Back in early February I fell into the deepest depression I had ever experienced in my entire life. I had no interest in anything. I felt like I was just waking up everyday and playing a part. Growing up, I had never learned to cope with pain or my emotions and as I grew older and the problems became bigger; I had no idea what to do. Everything felt like the world was collapsing; it got to the point where I felt like I was suffocating from the inside. I felt the most alone and isolated that I have ever felt in my entire life.

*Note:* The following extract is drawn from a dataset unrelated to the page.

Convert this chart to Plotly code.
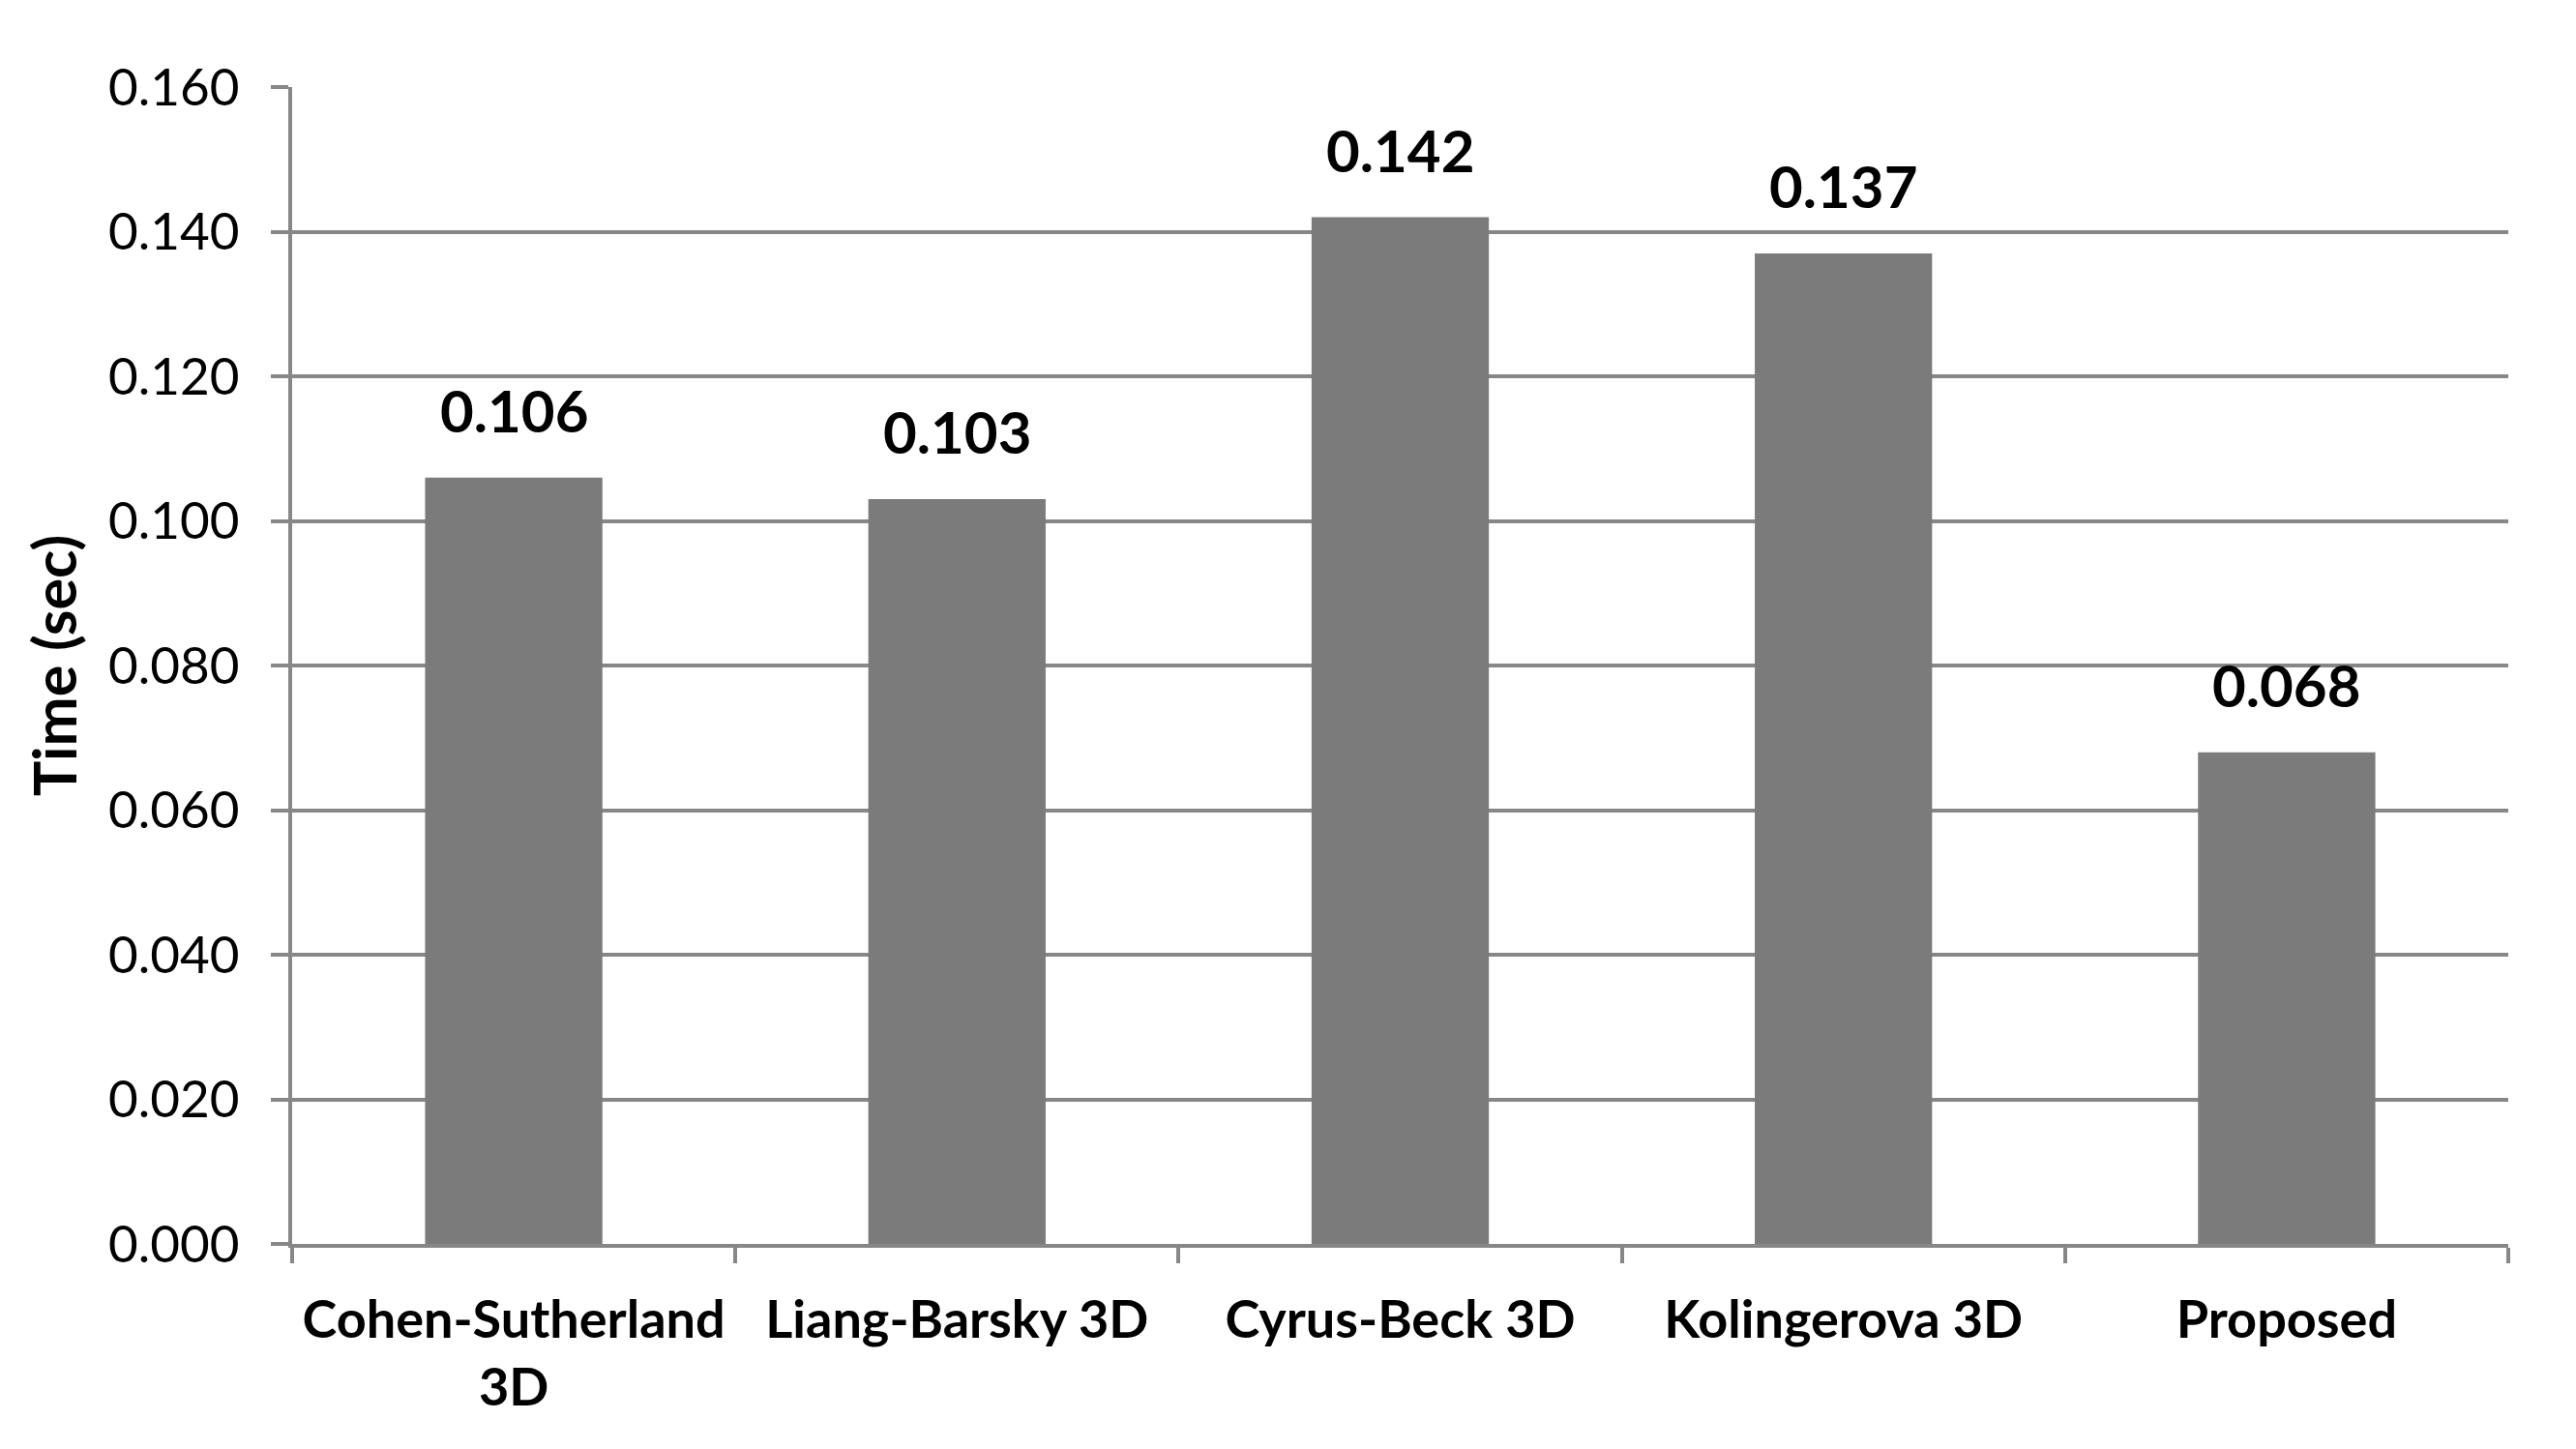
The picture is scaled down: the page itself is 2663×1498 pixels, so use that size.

I ended up calling my friend Kayley, a sister in my sorority that had quickly become a friend and telling her how I was feeling. How I felt like I was losing touch with myself, how worthless I had been made to feel, how everyone I knew and loved had deserted me in a way, how I felt so alone that I didn’t know if I was going to be okay.
Kayley proceeded to give me the best life advice I have ever received. She told me to stop rushing. A habit I was fairly good at, since rushing into things was how I operated my life. She told me that after everything that happened in my life the past several months, I needed to get back in touch with myself.
With Kayley’s advice, she told me to sit down and write out a list of questions. The questions were supposed to be things that I wanted to be able to answer about myself. The hard questions you try to avoid asking yourself. After that phone call I sat down at my apartment desk and stared at a piece of paper. Eventually, twelve questions landed on it without me even thinking.
It stunned me that there were twelve questions about myself that I had no clue how to answer. As of today (April 8th, 2020 at 10:21 a.m.), this will be the first time I look at that list again.
Q1. Why do I feel like I have to be perfect at everything I do?
Q2. Why can’t I allow people to love me?
Q3. Why does commitment scare me so badly? Aside from growing up in the environment I did and watching my parents not get along very often.
Q4. Why do I crave the amount of attention I do from a significant other/person I am talking to?
Q5. What type of person do I aspire to be and how does that conflict with my current self/what I am doing now? How can I become the person I want to be?
Q6. What do I put so much emphasis on the expectations others have for me? Why do I feel the need to be good enough for other people?
Q7. Why do I second-guess every choice that I make? Why do I seek validation from others that it was the correct choice?
Q8. Why do I have such a difficult time communicating my feelings?
Q9. Why does not having a set plan for the future cause me fear and anxiety? Why can I not be okay with certain aspects of my future containing a question mark right now?
Q10. Think about the last time I really felt like myself. Like I didn’t have to pretend to be someone I was not. Who was I around? What was I doing? How did I feel?
Q11. Why am I so scared of being alone/ending up alone? Why am I not content with being by myself?
Q12. What hobbies do I have that make me truly happy?
Looking back at these questions now, I have answers for several of them. But it took a lot of soul-searching to get to that point. Progress is not made in a day and the difference between February me and the me I am now is simple. Time changes people. Time allows people to reflect on the past and try to make the present better. Time is a magical thing and time is the reason I keep growing.
I’ve had a lot of shit happen in the past several months, but I am watching myself become more me everyday. To me, that’s a victory in itself. Progress takes time, but the best things life have to offer normally do.
You just have to learn to be patient with the process and yourself.
I dare you to make your own list of hard questions. Dig deep. Figure out the hidden truths of yourself. Challenge yourself and your personal growth.